Mereka yang diperiksa terdiri dari unsur pimpinan yakni Ketua DPRD, Elly Toisuta, Wakil Ketua Gerald Mai­loa dan Wakil Ketua Rustam Latupono. Tiga pimpinan anggota DPRD ini diperiksa pada Senin (13/12) lalu.

Latupono diperiksa sejak pukul 10.22 WIT dan berakhir pukul 17.00 WIT. Sementara Toisuta diperiksa sejak pukul 10.22 WIT hingga pukul 19.00 WIT, sedangkan Gerald Mai­loa diperiksa dari pukul 10.00 WIT sampai pukul 19.00 WIT.

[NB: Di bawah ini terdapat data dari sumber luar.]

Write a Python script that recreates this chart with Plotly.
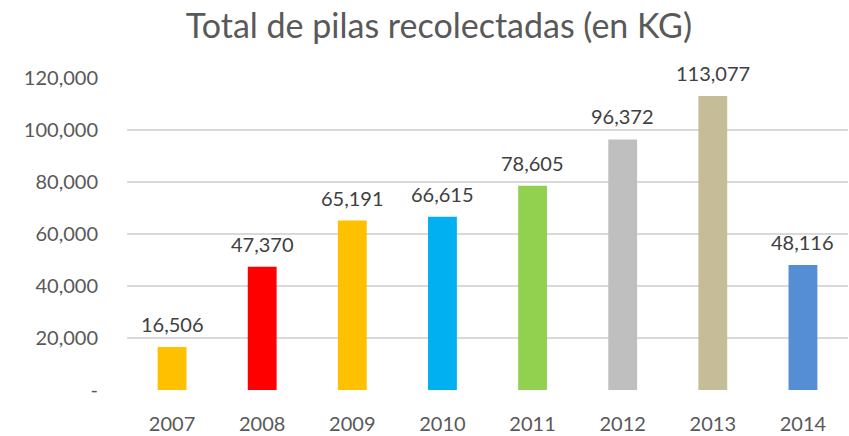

Ketiga pimpinan DPRD ini dicerca dengan 30 pertanyaan.

Baca Juga: LIRA Minta Jaksa Transparan Soal Korupsi Satpol PP Kota Ambon

Sedangkan anggota DPRD Kota Ambon yang sudah diminta kete­rangan oleh penyelidik yakni James Maatita, Fredrika Latupapua, Mar­garetha Siahay, Jafry Taihuttu dan Zeth Pormes. Mereka diperiksa pada Selasa (14/12).

Kelima anggota DPRD ini dipe­riksa dari pukul 10.00 WIT hingga 15.30 WIT dan dicerca dengan ku­rang lebih 25-30 pertanyaan.

Selanjutnya pada Kamis (16/12), tim penyelidik kembali mencerca lima anggota DPRD lagi yakni Jhony Paulus Wattimena, Astrid J Soplantila, Lucky Leonard Upulattu Nikijuluw, Christianto Laturiuw dan Obed Souisa.

Kepada Siwalima Kamis (16/12) siang, Kasie Intel Kejari Ambon, Djino Talakua mengatakan, untuk Nikijuluw, Christianto Laturiuw dan Soplantila diperiksa sejak pukul 10.00 WIT sampai Pukul 13.00 WIT.

Usai diperiksa, Laturiuw yang diminta keterangan menolak berko­mentar. “Nanti saja ee, no comment dolo,” singkatnya.

Sementara Watimena dari pukul 10.00 Wit sampai pukul 16.10 WIT, kemudian Obed Souisa dari pukul 10.00 WIT hingga pukul 15.30 WIT.

Lima anggota DPRD ini dicerca dengan 25-30 pertanyaan.

Semua Diperiksa

Kepala Kejaksaan Negeri Ambon, Dian Fris Nalle menegaskan semua anggota DPRD Kota Ambon tetap akan diperiksa tim penyelidik Kejari Ambon.

Ia mengatakan, pemanggilan ke­pada seluruh anggota DPRD Kota Ambon akan dijadwalkan dan dise­suaikan dengan agenda dan waktu para wakil rakyat itu.

“Semua anggota DPRD akan kita panggil dan dimintai keterangan. Kita atur waktunya sehingga tidak mengganggu kinerja DPRD,” tandas Kajari  kepada Siwalima melalui te­lepon selulernya, Rabu (15/12).

Informasi yang dihimpun di Kejari Ambon menyebutkan, pemanggilan dan pemeriksaan terhadap wakil rakyat itu sudah dijadwalkan sampai dengan tanggal 24 Desember.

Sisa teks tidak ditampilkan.